EXERCISE BRIEF: Starting from the top of the material, restate each line exactly until the line that contains "ax = fig.add_axes([0.1114, 0.1768, 0.5711, 0.6737])", which is also copied. Pictures are excluded.
────────────────────
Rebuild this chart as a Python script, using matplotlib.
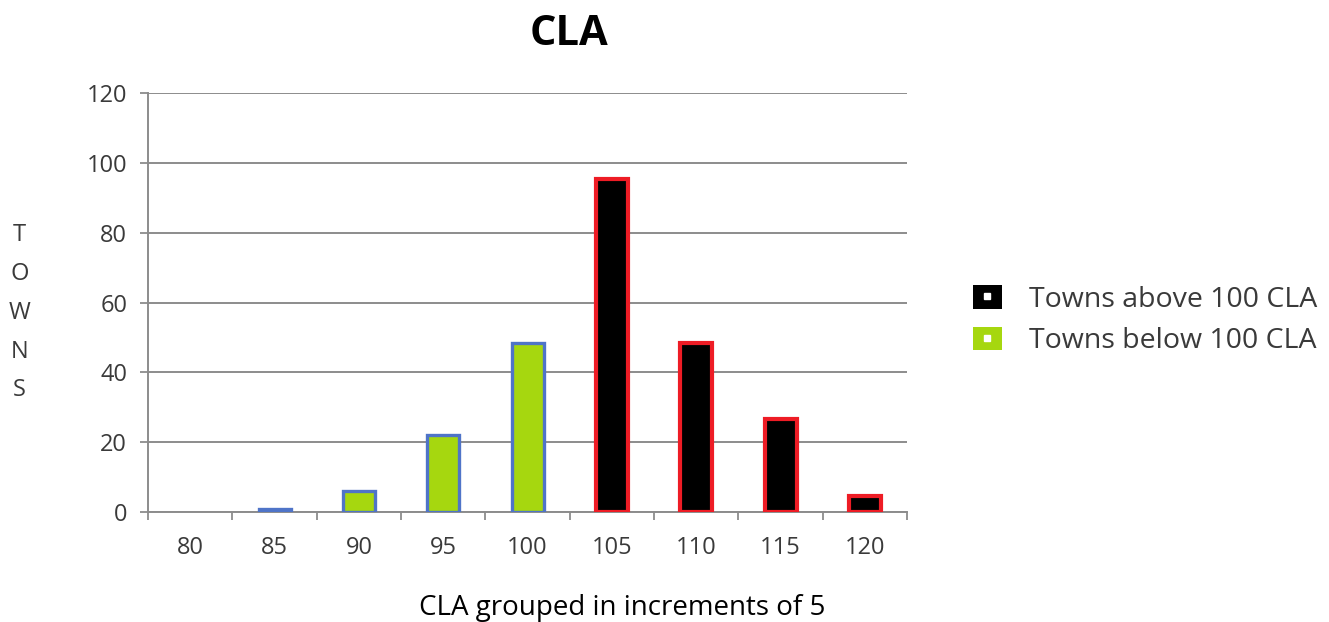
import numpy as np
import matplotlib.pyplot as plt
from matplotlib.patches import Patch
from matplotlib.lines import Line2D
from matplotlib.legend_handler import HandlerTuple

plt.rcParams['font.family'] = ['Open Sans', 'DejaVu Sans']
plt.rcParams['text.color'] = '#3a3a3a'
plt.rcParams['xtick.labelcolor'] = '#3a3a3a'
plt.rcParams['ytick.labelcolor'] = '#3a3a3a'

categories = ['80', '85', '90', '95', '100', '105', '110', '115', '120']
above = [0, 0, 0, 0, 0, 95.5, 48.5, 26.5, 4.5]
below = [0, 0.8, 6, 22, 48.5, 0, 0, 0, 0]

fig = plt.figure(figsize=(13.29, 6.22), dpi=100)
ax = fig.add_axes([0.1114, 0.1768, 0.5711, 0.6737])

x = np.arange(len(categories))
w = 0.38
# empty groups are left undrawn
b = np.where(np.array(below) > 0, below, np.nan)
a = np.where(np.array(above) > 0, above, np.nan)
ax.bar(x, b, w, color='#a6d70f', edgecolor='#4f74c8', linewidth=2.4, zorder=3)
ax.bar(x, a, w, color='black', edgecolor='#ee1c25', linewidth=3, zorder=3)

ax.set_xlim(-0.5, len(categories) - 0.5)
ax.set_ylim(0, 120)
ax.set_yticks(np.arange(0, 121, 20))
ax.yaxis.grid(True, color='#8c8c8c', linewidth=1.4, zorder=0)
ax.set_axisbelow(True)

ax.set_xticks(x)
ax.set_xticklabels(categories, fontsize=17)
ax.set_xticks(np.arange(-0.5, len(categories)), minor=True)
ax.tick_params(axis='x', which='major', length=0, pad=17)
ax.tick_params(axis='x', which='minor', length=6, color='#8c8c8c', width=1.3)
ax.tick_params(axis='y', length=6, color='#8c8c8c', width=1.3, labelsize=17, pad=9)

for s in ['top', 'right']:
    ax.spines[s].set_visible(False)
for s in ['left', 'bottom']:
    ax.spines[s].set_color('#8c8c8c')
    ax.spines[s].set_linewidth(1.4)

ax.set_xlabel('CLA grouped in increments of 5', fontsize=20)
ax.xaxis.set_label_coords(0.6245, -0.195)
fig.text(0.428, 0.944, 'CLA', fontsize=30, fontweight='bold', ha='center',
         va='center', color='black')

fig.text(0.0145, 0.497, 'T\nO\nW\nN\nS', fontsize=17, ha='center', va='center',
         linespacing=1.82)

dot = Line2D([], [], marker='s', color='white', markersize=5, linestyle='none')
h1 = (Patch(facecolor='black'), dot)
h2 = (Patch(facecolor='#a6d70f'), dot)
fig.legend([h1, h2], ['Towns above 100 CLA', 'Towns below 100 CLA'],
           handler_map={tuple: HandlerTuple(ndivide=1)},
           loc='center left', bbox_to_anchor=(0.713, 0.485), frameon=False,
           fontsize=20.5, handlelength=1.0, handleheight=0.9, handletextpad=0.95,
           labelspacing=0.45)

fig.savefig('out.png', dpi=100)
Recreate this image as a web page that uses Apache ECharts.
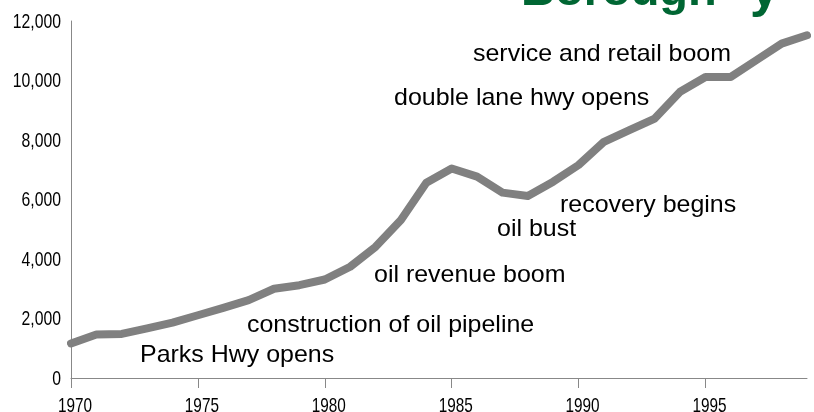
────────────────────
FINAL RESULT:
Rebuild this chart as a Python script, using matplotlib.
import numpy as np
import matplotlib.pyplot as plt
from matplotlib.patches import Patch
from matplotlib.lines import Line2D
from matplotlib.legend_handler import HandlerTuple

plt.rcParams['font.family'] = ['Open Sans', 'DejaVu Sans']
plt.rcParams['text.color'] = '#3a3a3a'
plt.rcParams['xtick.labelcolor'] = '#3a3a3a'
plt.rcParams['ytick.labelcolor'] = '#3a3a3a'

categories = ['80', '85', '90', '95', '100', '105', '110', '115', '120']
above = [0, 0, 0, 0, 0, 95.5, 48.5, 26.5, 4.5]
below = [0, 0.8, 6, 22, 48.5, 0, 0, 0, 0]

fig = plt.figure(figsize=(13.29, 6.22), dpi=100)
ax = fig.add_axes([0.1114, 0.1768, 0.5711, 0.6737])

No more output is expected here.